しかし、ICN が発行した「看護師、気候変動と健康」は、公平性・社会正義の観点か
ら重要な指針であるため、学習内容に加えるべきであると考える。気候変動の影響
は、表面化するまでに時間差があるため、将来世代の人々においてより強い影響が生
まれる。ダイバーシティによる不平等と同時に、世代間での不平等についても考え、
行動する必要がある。
「E-3 災害時の看護実践」の項目においては、平時からの備えと被災時の対応について学習のねら
いとして定められている。特に、気候変動によって引き起こされる豪雨、洪水、熱波などの自然災
害は、負傷者や死者を増加させる可能性がある。
今後、気候変動により、予測不能で大規模な自然災害の発生が増加することが予想さ
れるため、こうした項目の重要度はますます高まっていくと考えられるが、それと同
時に災害を起こす原因となる気候変動を悪化させないための対策についても学ぶ必要
があると考える。現在、日本の温室効果ガス(GHG)総排出量の 4.6%を医療部門が
占めているが、現在の医療制度を見直し、医療需要のさらなる増加に適応させない限
り、GHG 排出量は増加し続けることが予想される。
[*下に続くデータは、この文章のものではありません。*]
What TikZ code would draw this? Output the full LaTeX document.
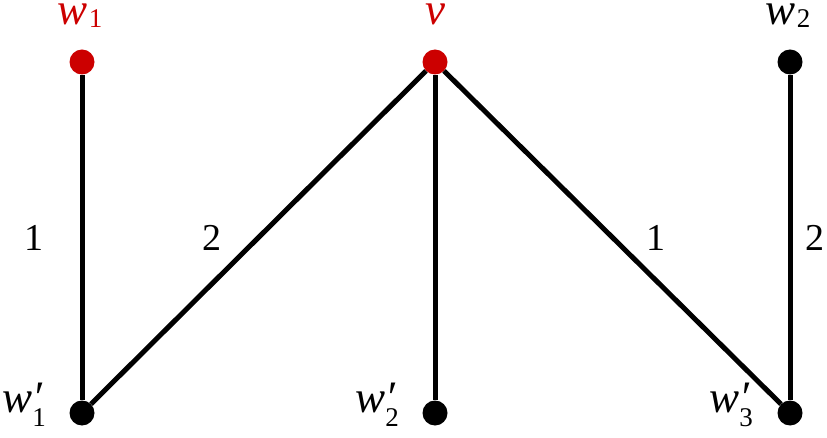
\documentclass[tikz,border=0pt]{standalone}
\usepackage{fontspec}
\setmainfont{Liberation Serif}
\definecolor{vred}{RGB}{204,0,0}
\newcommand{\subdig}[2]{\raisebox{#1}{\fontsize{27}{27}\selectfont #2}}
\newcommand{\wlab}[1]{\textit{w}\kern0.03em\subdig{-0.05em}{#1}}
\newcommand{\wplab}[1]{\textit{w}\makebox[0pt][l]{\raisebox{0.0em}{\textit{′}}}\subdig{-0.33em}{#1}}
\begin{document}
\begin{tikzpicture}[x=1pt,y=-1pt,
  dot/.style={circle,fill=black,inner sep=0pt,minimum size=25pt},
  reddot/.style={dot,fill=vred},
  edge/.style={line width=5pt},
  lab/.style={font=\fontsize{45}{48}\selectfont,inner sep=0pt},
  elab/.style={font=\fontsize{38}{42}\selectfont,inner sep=0pt}]
\useasboundingbox (0,0) rectangle (827,438);
\node[reddot] (w1) at (82,62) {};
\node[reddot] (v) at (435,62) {};
\node[dot] (w2) at (790,62) {};
\node[dot] (w1p) at (82,413) {};
\node[dot] (w2p) at (435,413) {};
\node[dot] (w3p) at (790,413) {};
\draw[edge] (w1) -- (w1p);
\draw[edge] (v) -- (w1p);
\draw[edge] (v) -- (w2p);
\draw[edge] (v) -- (w3p);
\draw[edge] (w2) -- (w3p);
\node[lab,text=vred,anchor=base] (lw1) at (80,25) {\wlab{1}};
\node[lab,text=vred,anchor=base] (lv) at (435,25) {\textit{v}};
\node[lab,anchor=base] (lw2) at (788,25) {\wlab{2}};
\node[lab,anchor=base east] (lw1p) at (46,412) {\wplab{1}};
\node[lab,anchor=base east] (lw2p) at (399,412) {\wplab{2}};
\node[lab,anchor=base east] (lw3p) at (753,412) {\wplab{3}};
\node[elab] (e1) at (34,238) {1};
\node[elab] (e2) at (212,238) {2};
\node[elab] (e3) at (656,238) {1};
\node[elab] (e4) at (815,238) {2};
\end{tikzpicture}
\end{document}
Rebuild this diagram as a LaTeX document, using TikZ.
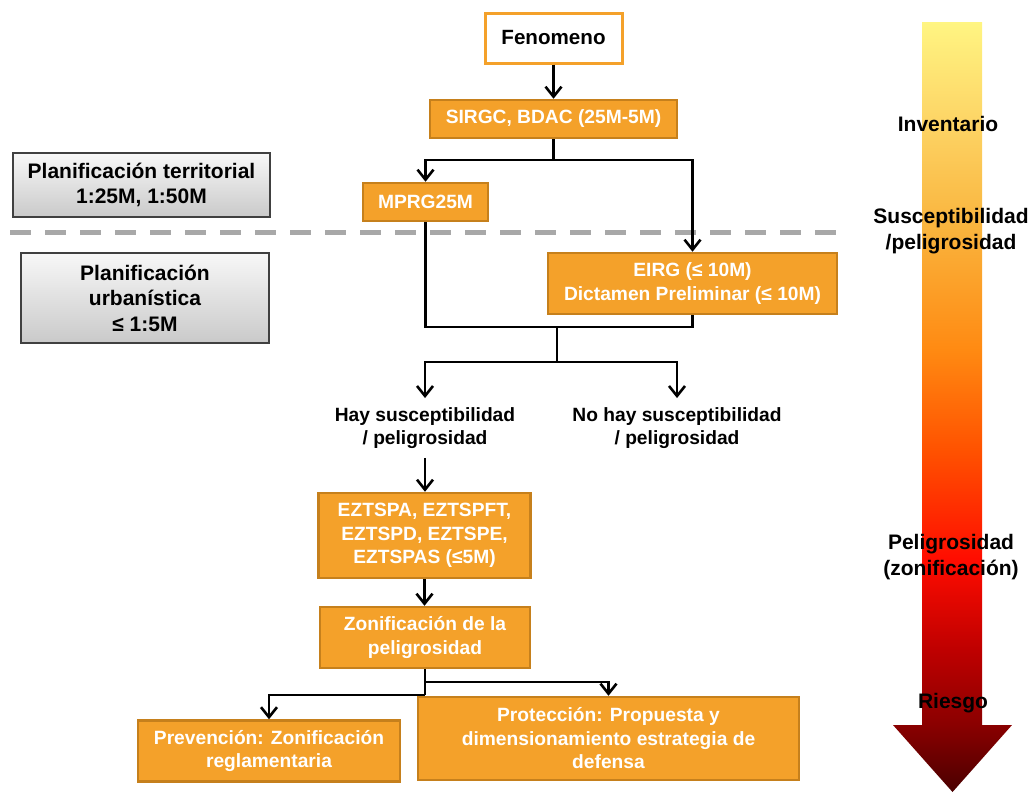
\documentclass[tikz,border=0pt]{standalone}
\usepackage{fontspec}
\setmainfont{Liberation Sans}
\usetikzlibrary{arrows.meta}
\definecolor{boxorange}{HTML}{F4A12A}
\definecolor{boxedge}{HTML}{C6801C}
\definecolor{dashgray}{HTML}{A8A8A8}
\definecolor{rc0}{HTML}{4A0000}
\definecolor{rc1}{HTML}{8A0000}
\definecolor{rc2}{HTML}{BE0000}
\definecolor{rc3}{HTML}{FF0C00}
\definecolor{rc4}{HTML}{FF5200}
\definecolor{rc5}{HTML}{FF8A12}
\definecolor{rc6}{HTML}{F9B33C}
\definecolor{rc7}{HTML}{FDD566}
\definecolor{rc8}{HTML}{FFF582}
\pgfdeclareverticalshading{riskshade}{100bp}{color(0bp)=(rc0); color(25bp)=(rc0); color(29.35bp)=(rc1); color(34.2bp)=(rc2); color(40.05bp)=(rc3); color(47.2bp)=(rc4); color(53.7bp)=(rc5); color(61.5bp)=(rc6); color(68.65bp)=(rc7); color(75bp)=(rc8); color(100bp)=(rc8)}
\newcommand\fntbox{\fontsize{19.2}{23.5}\selectfont\bfseries}
\newcommand\fntfen{\fontsize{20.6}{24}\selectfont\bfseries}
\newcommand\fntside{\fontsize{21}{25.5}\selectfont\bfseries}
\tikzset{
  obox/.style={draw=boxedge, line width=2.5pt, fill=boxorange, text=white, font=\fntbox, align=center, inner sep=0pt},
  gbox/.style={draw=black!75, line width=1.2pt, top color=gray!6, bottom color=gray!42, font=\fntside, align=center, inner sep=0pt},
  lbl/.style={font=\fntbox, align=center, inner sep=9pt},
  side/.style={font=\fntside, align=center, inner sep=0pt},
  plain/.style={line width=2.6pt, line join=miter},
  conn/.style={line width=2.6pt, line join=miter, -{Straight Barb[length=10pt,width=16pt]}}
}
\begin{document}
\begin{tikzpicture}[x=1pt,y=-1pt]
\useasboundingbox (0,0) rectangle (1032,796);
% gradient arrow
\path[shading=riskshade] (922,22) -- (982,22) -- (982,725) -- (1012,725) -- (952.5,792) -- (893,725) -- (922,725) -- cycle;
% dashed separator
\coordinate (d1) at (10,232);
\coordinate (d2) at (838,232);
\draw[dashgray, line width=5pt, dash pattern=on 21pt off 14pt] (d1) -- (d2);
% side labels
\node[side] (inv) at (948,124) {Inventario};
\node[side] (sus) at (951,231) {Susceptibilidad\\/peligrosidad};
\node[side] (pel) at (951,557) {Peligrosidad\\(zonificación)};
\node[side] (ries) at (953,703) {Riesgo};
% gray boxes
\node[gbox, minimum width=257pt, minimum height=64pt] (terr) at (141.5,185) {Planificación territorial\\1:25M, 1:50M};
\node[gbox, minimum width=248pt, minimum height=90pt] (urb) at (145,298) {Planificación\\urbanística\\≤ 1:5M};
% flow boxes
\node[draw=boxorange, line width=3pt, fill=white, font=\fntfen, minimum width=137pt, minimum height=50pt, inner sep=0pt] (fen) at (553.5,38) {\raisebox{-2pt}{Fenomeno}};
\node[obox, minimum width=247pt, minimum height=38pt] (sirgc) at (553.5,119) {\raisebox{-2pt}{SIRGC, BDAC (25M-5M)}};
\node[obox, minimum width=125pt, minimum height=38pt] (mprg) at (425.5,202) {\raisebox{-2pt}{MPRG25M}};
\node[obox, minimum width=289pt, minimum height=61pt] (eirg) at (692.5,283.5) {EIRG (≤ 10M)\\Dictamen Preliminar (≤ 10M)};
\node[lbl] (hay) at (425,428) {Hay susceptibilidad\\/ peligrosidad};
\node[lbl] (nohay) at (677,428) {No hay susceptibilidad\\/ peligrosidad};
\node[obox, minimum width=212pt, minimum height=85pt] (ezt) at (424.5,535.5) {EZTSPA, EZTSPFT,\\EZTSPD, EZTSPE,\\EZTSPAS (≤5M)};
\node[obox, minimum width=210pt, minimum height=61pt] (zon) at (425,637.5) {Zonificación de la\\peligrosidad};
\node[obox, minimum width=262pt, minimum height=61pt] (prev) at (269,751) {Prevención: Zonificación\\reglamentaria};
\node[obox, minimum width=381pt, minimum height=83pt] (prot) at (608.5,738.5) {Protección: Propuesta y\\dimensionamiento estrategia de\\defensa};
% connectors
\coordinate (j1) at (553.5,160);
\coordinate (j2) at (557,327);
\coordinate (j3) at (557,362);
\coordinate (j4) at (425,682);
\coordinate (j5) at (425,695);
\draw[conn] (fen) -- (sirgc);
\draw[plain] (sirgc.south) -- (j1);
\draw[conn] (j1) -| (mprg.north);
\draw[conn] (j1) -| (eirg.north);
\draw[plain] (mprg.south) |- (j2) -| (eirg.south);
\draw[plain] (j2) -- (j3);
\draw[conn] (j3) -| (hay.north);
\draw[conn] (j3) -| (nohay.north);
\draw[conn] (hay.south) -- (hay.south |- ezt.north);
\draw[conn] (ezt.south) -- (ezt.south |- zon.north);
\draw[plain] (zon.south) -- (j5);
\draw[conn] (j4) -| (prot.north);
\draw[conn] (j5) -| (prev.north);
\end{tikzpicture}
\end{document}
気候変動の進行を食い止めるため
医療の脱炭素化対策についての学習が必要である。
人間の健康は、健全な地球環境の存在によってのみ達成されるものであり、両者は不可分であることを
強く認識することが重要である。看護職者は人々の「生存権」と共に、その基盤となる「環境権2」につ
いても学び、権利擁護者として活躍していくことが期待される。医療における「環境」の概念的要素を
再考し、プラネタリーヘルスを組み込んだ新しい「環境」概念へのパラダイムシフトが必要である。
参考:
看護における環境の定義
(日本看護科学学会. 看護学学術用語検討委員会 -看護学を構成する重要な用語集より)
「看護における環境とは、一般的に内部環境と外部環境の 2 つの側面に分類して捉えられる。

内部環境は、生体内の恒常性を維持する内的メカニズムを含み、外部環境とは、人間の生活と
生存に影響を与える外的条件を含めて、物理的環境、化学的環境、生物的環境、社会的環境な
どとして論じられている。
看護職者は、人の健康に影響を及ぼしている環境、そして環境およびその中の重要な要素の相
互作用を分析する方法に関して、十分な知識と技術をもつことが必要である。そして、その分
析に基づいて、健康に及ぼしている環境を改善しつつ、人々の健康の回復を支援する。」

2

環境権は、「健康で快適な生活を維持する条件としての良い環境を享受し、これを支配する権利」などと定義される。